A conventional method to accelerate deep learning is to use multiple computers equipped with GPUs, networked and arranged in parallel.
However, as processors are added performance gains tail off because the time required to share data between computers increases when, according to the Labs, more than 10 computers are used at the same time.
The sharing technoogy was applied to the Caffe open-source deep learning framework.
To confirm effectiveness, Fujitsu Labs evaluated the technology on an AlexNet multi-layered neural network where, compared with one GPU, is achieved 14.7x with 16 GPUs and 27x with 64 GPUs.
“These are the world’s fastest processing speeds, representing an improvement in learning speeds of 46% for 16 GPUs and 71% for 64 GPUs,” said Fujitsu. “With this technology, machine learning that would have taken about a month on one computer can now be processed in about a day by running it on 64 GPUs in parallel.”
Deep learning is a technology that has greatly improved the accuracy of image, character and sound recognition compared to previous technologies, but in order to achieve this it must repeatedly learn from huge volumes of data, said Fujitsu, so a;gorithms that work across multiple GPUs have been developed.
Because there is an upper limit to the number of GPUs that can be installed in one computer, multiple computers have to be interconnected through a high-speed network
“However, shared data sizes and computation times vary, and operations are performed in order, simultaneously using the previous operating results. As a result, additional [wasted] waiting time is required in communication between computers.
Fujitsu has done two things to limit the increase in waiting time between processing batches even with shared data of a variety of sizes:
Create supercomputer software that executes communications and operations simultaneously and in parallel.
Change processing methods according to the characteristics of the size of shared data and the sequence of deep learning processing.
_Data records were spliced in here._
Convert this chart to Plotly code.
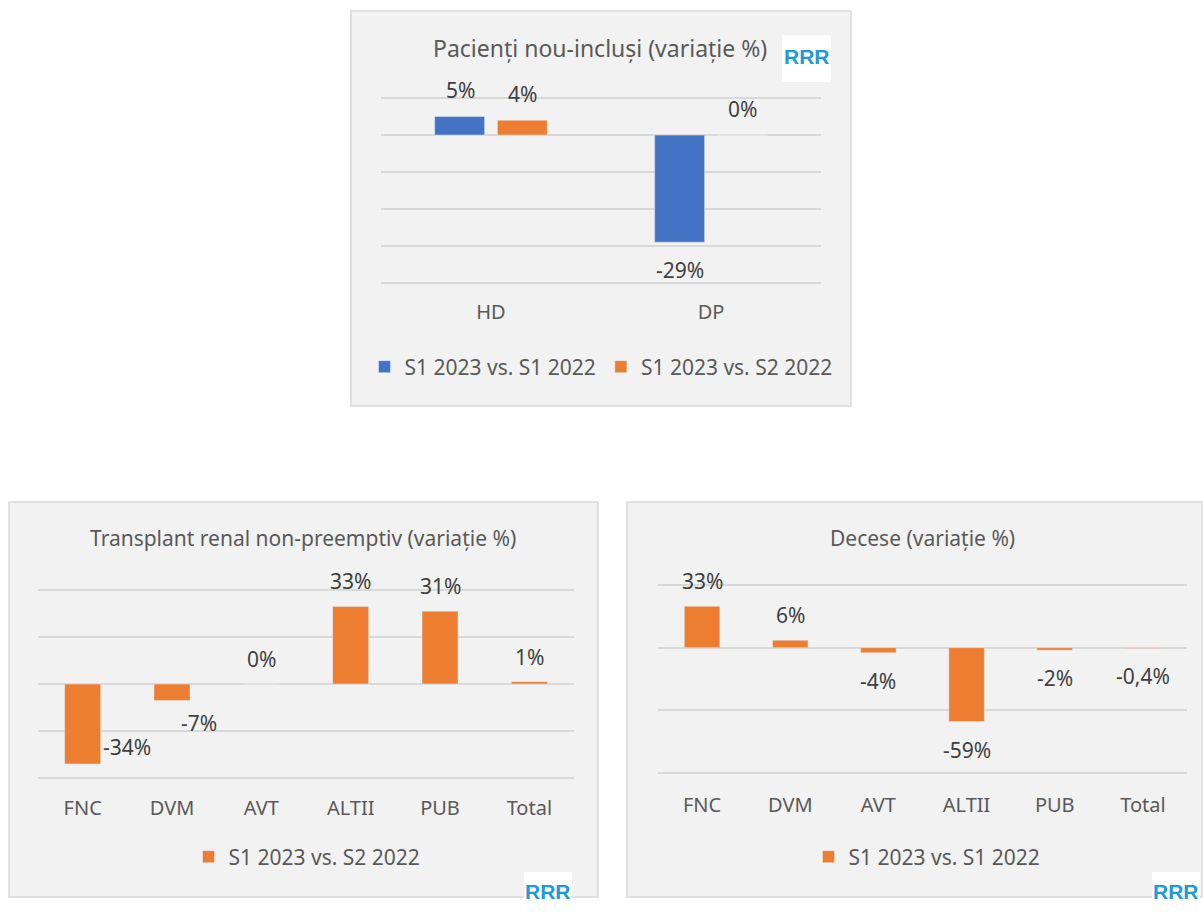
import plotly.graph_objects as go

# ---------------- data ----------------
top_title = "Pacienți nou-incluși (variație %)"
top_categories = ["HD", "DP"]
top_series1_name = "S1 2023 vs. S1 2022"
top_series1 = [0.05, -0.29]
top_series2_name = "S1 2023 vs. S2 2022"
top_series2 = [0.04, 0.0]

tx_title = "Transplant renal non-preemptiv (variație %)"
tx_categories = ["FNC", "DVM", "AVT", "ALTII", "PUB", "Total"]
tx_series_name = "S1 2023 vs. S2 2022"
tx_values = [-0.34, -0.07, 0.0, 0.33, 0.31, 0.01]

dec_title = "Decese (variație %)"
dec_categories = ["FNC", "DVM", "AVT", "ALTII", "PUB", "Total"]
dec_series_name = "S1 2023 vs. S1 2022"
dec_values = [0.33, 0.06, -0.04, -0.59, -0.02, -0.004]

# ---------------- styles ----------------
W, H = 1203, 915
BLUE = "#4472c4"
ORANGE = "#ed7d31"
GRID = "#d9d9d9"
PANEL_BG = "#f2f2f2"
PANEL_LINE = "#d9d9d9"
TXT = "#595959"
LBL = "#404040"
FONT = "Noto Sans"
FS = 21
TICK_FS = 20


def px_x(p):
    return p / W


def px_y(p):
    return 1 - p / H


def pct(v):
    p = round(v * 100, 1)
    if p == int(p):
        return f"{int(p)}%"
    return f"{p}".replace(".", ",") + "%"


fig = go.Figure()

fig.add_trace(go.Bar(x=top_categories, y=top_series1, name=top_series1_name,
                     marker_color=BLUE, width=0.227, offset=-0.256,
                     xaxis="x", yaxis="y", legend="legend"))
fig.add_trace(go.Bar(x=top_categories, y=top_series2, name=top_series2_name,
                     marker_color=ORANGE, width=0.227, offset=0.029,
                     xaxis="x", yaxis="y", legend="legend"))
fig.add_trace(go.Bar(x=tx_categories, y=tx_values, name=tx_series_name,
                     marker_color=ORANGE, width=0.403,
                     xaxis="x2", yaxis="y2", legend="legend2"))
fig.add_trace(go.Bar(x=dec_categories, y=dec_values, name=dec_series_name,
                     marker_color=ORANGE, width=0.403,
                     xaxis="x3", yaxis="y3", legend="legend3"))

annotations = []


def add_label(xref, yref, x, y, xshift, yshift):
    annotations.append(dict(x=x, y=y, xref=xref, yref=yref, text=pct(y),
                            showarrow=False, xshift=xshift, yshift=yshift,
                            xanchor="center", yanchor="middle",
                            font=dict(family=FONT, size=FS, color=LBL)))


for c, v in zip(top_categories, top_series1):
    add_label("x", "y", c, v, -31, 27 if v >= 0 else -28)
for c, v in zip(top_categories, top_series2):
    add_label("x", "y", c, v, 31, 26 if v >= 0 else -28)

tx_offsets = {"FNC": (44, 17), "DVM": (27, -23)}
for c, v in zip(tx_categories, tx_values):
    dx, dy = tx_offsets.get(c, (0, 25 if v >= 0 else -28))
    add_label("x2", "y2", c, v, dx, dy)

for c, v in zip(dec_categories, dec_values):
    add_label("x3", "y3", c, v, 0, 25 if v >= 0 else -28)

# titles
for text, cx, cy, fs in [(top_title, 600, 48, 23), (tx_title, 303, 538, 21),
                         (dec_title, 922, 538, 21)]:
    annotations.append(dict(x=px_x(cx), y=px_y(cy), xref="paper", yref="paper",
                            text=text, showarrow=False, xanchor="center",
                            yanchor="middle",
                            font=dict(family=FONT, size=fs, color=TXT)))

shapes = []
for x0, y0, x1, y1 in [(351, 11, 851, 406), (9, 502, 598, 897), (627, 502, 1202, 897)]:
    shapes.append(dict(type="rect", xref="paper", yref="paper",
                       x0=px_x(x0), x1=px_x(x1), y0=px_y(y1), y1=px_y(y0),
                       fillcolor=PANEL_BG, line=dict(color=PANEL_LINE, width=1.5),
                       layer="below"))
# logos (white badge with stylised letters)
for x0, y0, x1, y1 in [(782, 35, 831, 82), (524, 872, 572, 915), (1152, 872, 1200, 915)]:
    shapes.append(dict(type="rect", xref="paper", yref="paper",
                       x0=px_x(x0), x1=px_x(x1), y0=px_y(y1), y1=px_y(y0),
                       fillcolor="white", line=dict(width=0), layer="above"))
    annotations.append(dict(x=px_x((x0 + x1) / 2), y=px_y((y0 + y1) / 2 - 2),
                            xref="paper", yref="paper", text="<b>RRR</b>",
                            showarrow=False, xanchor="center", yanchor="middle",
                            font=dict(family="Liberation Sans", size=21,
                                      color="#1e9ad6")))

xcommon = dict(type="category", showgrid=False, showline=False, zeroline=False,
               ticks="outside", tickcolor="rgba(0,0,0,0)",
               tickfont=dict(family=FONT, size=TICK_FS, color=TXT), fixedrange=True)
ycommon = dict(showgrid=True, gridcolor=GRID, gridwidth=1.5, zeroline=True,
               zerolinecolor=GRID, zerolinewidth=1.5, showticklabels=False,
               ticks="", showline=False, fixedrange=True)

fig.update_layout(
    width=W, height=H,
    margin=dict(l=0, r=0, t=0, b=0),
    paper_bgcolor="white",
    plot_bgcolor="rgba(0,0,0,0)",
    barmode="overlay",
    showlegend=True,
    font=dict(family=FONT, color=TXT),
    xaxis=dict(xcommon, domain=[px_x(381), px_x(821)], anchor="y", ticklen=7),
    yaxis=dict(ycommon, domain=[px_y(287), px_y(94)], anchor="x",
               range=[-0.411, 0.111], dtick=0.1, tick0=0),
    xaxis2=dict(xcommon, domain=[px_x(38), px_x(574)], anchor="y2", ticklen=8),
    yaxis2=dict(ycommon, domain=[px_y(782), px_y(586)], anchor="x2",
                range=[-0.417, 0.417], dtick=0.2, tick0=0),
    xaxis3=dict(xcommon, domain=[px_x(658), px_x(1187)], anchor="y3", ticklen=10),
    yaxis3=dict(ycommon, domain=[px_y(777), px_y(581)], anchor="x3",
                range=[-1.032, 0.532], dtick=0.5, tick0=0),
    legend=dict(orientation="h", x=px_x(601), y=px_y(367), xanchor="center",
                yanchor="middle", bgcolor="rgba(0,0,0,0)",
                font=dict(family=FONT, size=FS, color=TXT)),
    legend2=dict(orientation="h", x=px_x(307), y=px_y(857), xanchor="center",
                 yanchor="middle", bgcolor="rgba(0,0,0,0)",
                 font=dict(family=FONT, size=FS, color=TXT)),
    legend3=dict(orientation="h", x=px_x(927), y=px_y(857), xanchor="center",
                 yanchor="middle", bgcolor="rgba(0,0,0,0)",
                 font=dict(family=FONT, size=FS, color=TXT)),
    annotations=annotations,
    shapes=shapes,
)

fig.write_html("out.html",
               config={"displayModeBar": False},
               post_script="document.body.style.margin='0px';")
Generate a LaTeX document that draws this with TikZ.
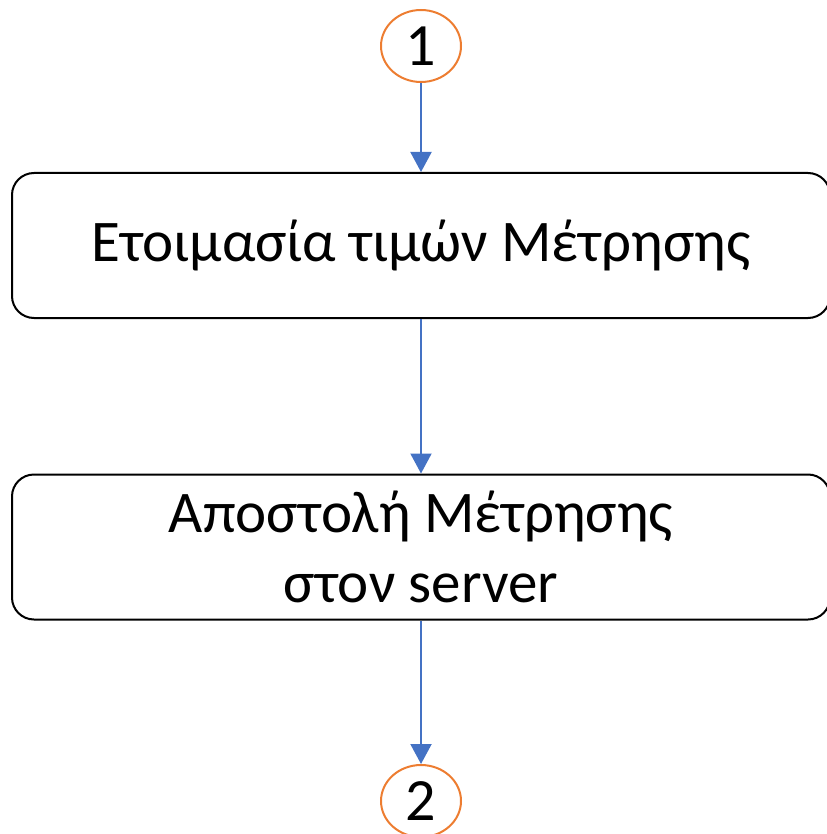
\documentclass[tikz,border=0pt]{standalone}
\usepackage{fontspec}
\setmainfont{Carlito}
\usetikzlibrary{shapes.geometric,arrows.meta}
\definecolor{conorange}{HTML}{ED7D31}
\definecolor{flowblue}{HTML}{4472C4}
\begin{document}
\begin{tikzpicture}[x=1pt,y=-1pt,
  connector/.style={ellipse,draw=conorange,line width=2pt,minimum width=80pt,minimum height=72pt,inner sep=0pt,font=\fontsize{60}{70}\selectfont},
  procbox/.style={rectangle,rounded corners=22pt,draw=black,line width=2pt,minimum width=818pt,minimum height=145pt,inner sep=0pt,align=center,font=\fontsize{59}{70}\selectfont},
  flow/.style={draw=flowblue,line width=2pt,-{Triangle[width=21pt,length=20pt]}}]
\useasboundingbox (0,0) rectangle (826,834);
\node[connector] (c1) at (421,46) {1};
\node[procbox] (b1) at (421,245.5) {Ετοιμασία τιμών Μέτρησης};
\node[procbox] (b2) at (421,547) {Αποστολή Μέτρησης\\στον server};
\node[connector] (c2) at (421,801) {2};
\draw[flow] (c1) -- (b1);
\draw[flow] (b1) -- (b2);
\draw[flow] (b2) -- (c2);
\end{tikzpicture}
\end{document}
These two technologies.
This automatically controls the priority order for data transmission so that data needed at the start of the next learning process is shared among the computers in advance for multiple continuous operations (see diagram).
With existing technology (left), because the data sharing processing of the first layer, which is necessary to begin the next learning process, is carried out last, the data sharing processing delay is even longer.
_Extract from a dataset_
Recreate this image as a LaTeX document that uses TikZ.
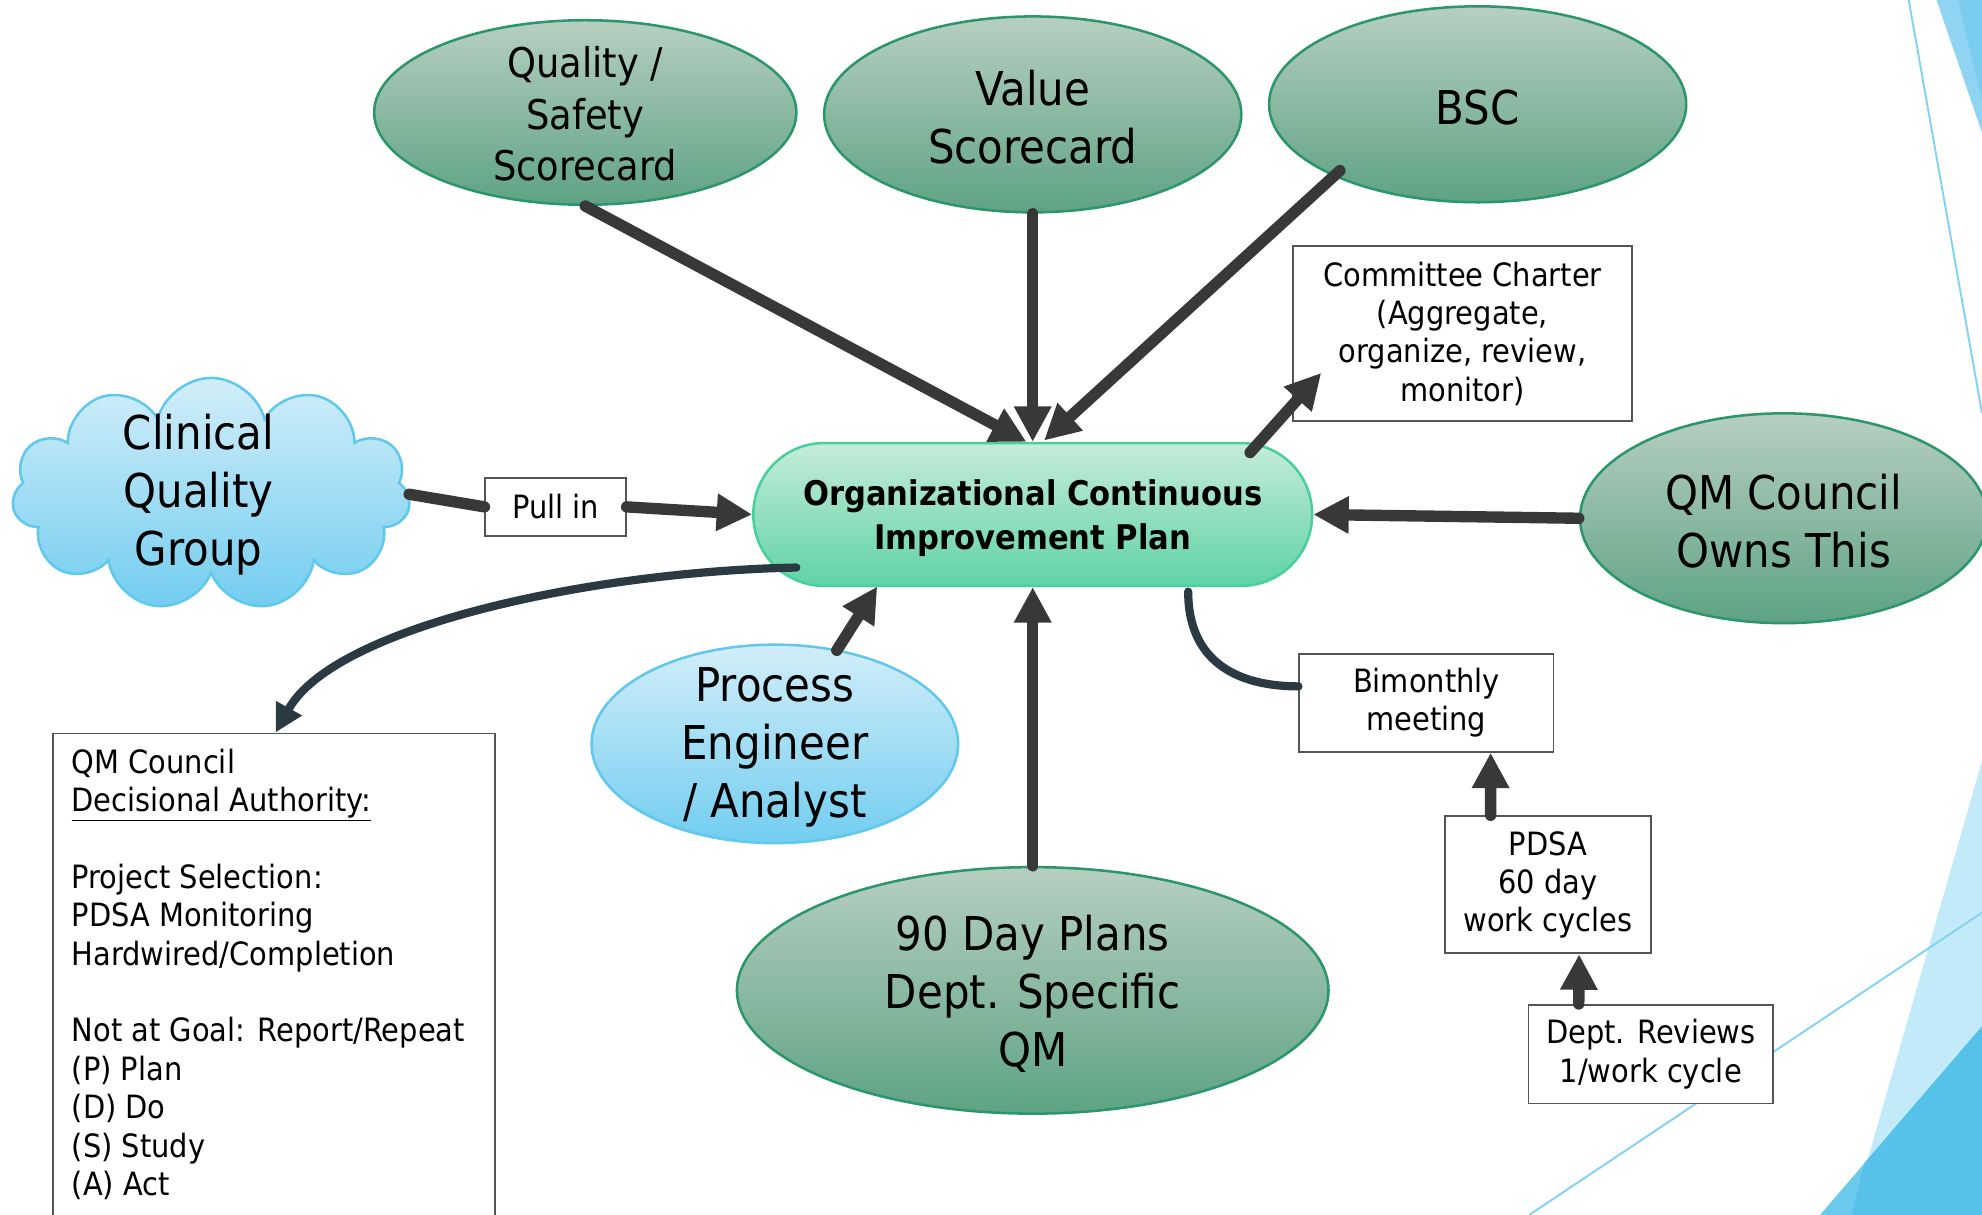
\documentclass[tikz,border=0pt]{standalone}
\usepackage{fontspec}
\setmainfont{DejaVu Sans}[FakeStretch=0.9]
\usetikzlibrary{shapes.geometric,shapes.symbols,arrows.meta,calc}
\definecolor{grntop}{RGB}{183,207,193}
\definecolor{grnbot}{RGB}{94,163,131}
\definecolor{grnborder}{RGB}{43,150,108}
\definecolor{ciptop}{RGB}{197,236,218}
\definecolor{cipbot}{RGB}{96,211,166}
\definecolor{cipborder}{RGB}{72,207,158}
\definecolor{blutop}{RGB}{210,238,249}
\definecolor{blubot}{RGB}{114,205,240}
\definecolor{bluborder}{RGB}{96,200,236}
\definecolor{arrgray}{RGB}{56,56,56}
\definecolor{curvcol}{RGB}{43,58,66}
\definecolor{boxborder}{RGB}{85,85,85}
\definecolor{declight}{RGB}{195,234,248}
\definecolor{decdark}{RGB}{86,194,234}
\definecolor{decmid}{RGB}{108,202,236}
\definecolor{decline}{RGB}{128,211,242}
\definecolor{dectop}{RGB}{143,213,241}
\definecolor{dectopdark}{RGB}{122,205,238}
\begin{document}
\begin{tikzpicture}[x=1bp,y=-1bp,
  greenell/.style={ellipse, draw=grnborder, line width=2bp, top color=grntop, bottom color=grnbot, inner sep=0pt},
  blueshape/.style={draw=bluborder, line width=2bp, top color=blutop, bottom color=blubot, inner sep=0pt},
  bigtxt/.style={font=\fontsize{37}{46}\selectfont, align=center, inner sep=0pt, yshift=-2.5bp},
  midtxt/.style={font=\fontsize{32.5}{41}\selectfont, align=center, inner sep=0pt, yshift=-1bp},
  boxnode/.style={draw=boxborder, line width=1.5bp, fill=white, align=center, font=\fontsize{25.5}{30.5}\selectfont, inner sep=0pt},
  conn/.style={draw=arrgray, line width=9bp, line cap=round},
  arr/.style={conn, -{Triangle[length=28bp,width=28bp]}},
  curv/.style={draw=curvcol, line width=6.5bp, line cap=round}
]
\useasboundingbox (0,0) rectangle (1568,961);
\clip (0,0) rectangle (1568,961);
\fill[white] (0,0) rectangle (1568,961);
% decorations
\fill[dectop] (1532,0) -- (1568,0) -- (1568,105) -- cycle;
\fill[dectopdark] (1549,0) -- (1568,0) -- (1568,80) -- cycle;
\draw[decline, line width=1.5bp] (1510,0) -- (1568,327);
\fill[declight] (1568,602) -- (1465,961) -- (1568,961) -- cycle;
\fill[decmid] (1568,812) -- (1440,961) -- (1568,961) -- cycle;
\fill[decdark] (1568,812) -- (1475,920) -- (1465,961) -- (1568,961) -- cycle;
\draw[decline, line width=1.5bp] (1210,961) -- (1568,722);

% nodes
\node[greenell, minimum width=334bp, minimum height=146bp,
  label={[midtxt]center:{Quality /\\Safety\\Scorecard}}] (qss) at (463,89) {};
\node[greenell, minimum width=330bp, minimum height=155bp,
  label={[bigtxt]center:{Value\\Scorecard}}] (val) at (817,90.5) {};
\node[greenell, minimum width=330bp, minimum height=155bp,
  label={[bigtxt]center:{BSC}}] (bsc) at (1169,82.5) {};
\node[greenell, minimum width=322bp, minimum height=166bp,
  label={[bigtxt]center:{QM Council\\Owns This}}] (qmc) at (1411,410) {};
\node[greenell, minimum width=468bp, minimum height=195bp,
  label={[bigtxt]center:{90 Day Plans\\Dept. Specific\\QM}}] (nd) at (817,783.5) {};
\node[blueshape, ellipse, minimum width=290bp, minimum height=157bp,
  label={[bigtxt]center:{Process\\Engineer\\/ Analyst}}] (pe) at (613,588.5) {};
\node[blueshape, cloud, cloud puffs=11, aspect=1.75, minimum width=315bp, minimum height=184bp] (cloud) at (167,391) {};
\node[bigtxt] (cloudtxt) at (157,389) {Clinical\\Quality\\Group};

\node[draw=cipborder, line width=2bp, top color=ciptop, bottom color=cipbot,
  rounded corners=56bp, minimum width=442bp, minimum height=113bp, inner sep=0pt,
  label={[align=center, inner sep=0pt, yshift=-3bp, font=\bfseries\fontsize{27}{35}\selectfont]center:{Organizational Continuous\\Improvement Plan}}] (cip) at (817,407) {};

\node[boxnode, minimum width=268bp, minimum height=138.5bp] (cc) at (1157,264)
  {Committee Charter\\(Aggregate,\\organize, review,\\monitor)};
\node[boxnode, minimum width=111bp, minimum height=46bp] (pull) at (439.5,401) {Pull in};
\node[boxnode, minimum width=201bp, minimum height=77.5bp] (bim) at (1128.5,556) {Bimonthly\\meeting};
\node[boxnode, minimum width=163bp, minimum height=108.5bp] (pdsa) at (1224.5,700) {PDSA\\60 day\\work cycles};
\node[boxnode, minimum width=193.5bp, minimum height=78bp] (dept) at (1306,834) {Dept. Reviews\\1/work cycle};
\node[boxnode, anchor=north west, align=left, inner xsep=15bp, inner ysep=12bp] (qmbox) at (41,579.5)
  {\begin{minipage}[t][400bp][t]{320bp}\raggedright
   QM Council\\
   \underline{Decisional Authority:}\\
   \mbox{}\\
   Project Selection:\\
   PDSA Monitoring\\
   Hardwired/Completion\\
   \mbox{}\\
   Not at Goal: Report/Repeat\\
   (P) Plan\\
   (D) Do\\
   (S) Study\\
   (A) Act
   \end{minipage}};

% connectors
\draw[arr] (qss.south) -- ($(cip.north)+(-5,0)$);
\draw[arr] (val.south) -- (cip.north);
\draw[arr] ($(bsc)+(-109,52.5)$) -- ($(cip.north)+(9,-1)$);
\draw[arr] ($(cip)+(172,-49)$) -- ($(cc.south west)+(23,-39)$);
\draw[arr] (qmc.west) -- (cip.east);
\draw[conn] (cloud.east) -- (pull.west);
\draw[arr] (pull.east) -- (cip.west);
\draw[arr] ($(pe)+(49,-74)$) -- ($(cip)+(-123,57)$);
\draw[arr] (nd.north) -- (cip.south);
\draw[arr] ($(pdsa.north west)+(37,0)$) -- ($(bim.south west)+(152,0)$);
\draw[arr] ($(dept.north west)+(40.5,0)$) -- ($(pdsa.south west)+(107,0)$);
\draw[curv, -{Triangle[length=22bp,width=22bp]}] ($(cip)+(-187,42)$) .. controls (470,452) and (265,495) .. ($(qmbox.north west)+(177,0)$);
\draw[curv] ($(cip)+(123,61)$) .. controls +(0,58) and +(-45,0) .. ($(bim.west)+(0,-13)$);
\end{tikzpicture}
\end{document}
With the new method (right), by carrying out the data sharing processing for the first layer during the data sharing processing for the second layer, the wait time until the start of the next learning process can be shortened.
Optimising operations for data size
For processing in which operation results are shared with all computers (top of diagram), when the original data volume is small, each computer shares data and then carries out the same operation, eliminating transmission time for the results.
When the data volume is large, processing is distributed and processing results are shared with the other computers for use in the following operations. By automatically assigning the optimal operational method based on the amount of data, this technology minimizes the total operation time (bottom).
The technology will be commercialised this year as part of Fujitsu’s Zinrai artificial intelligence tool set.
Applications are expected in developing unique neural network models for the autonomous control of robots and cars, for healthcare such as such as pathology classification, and for stock price forecasting in finance.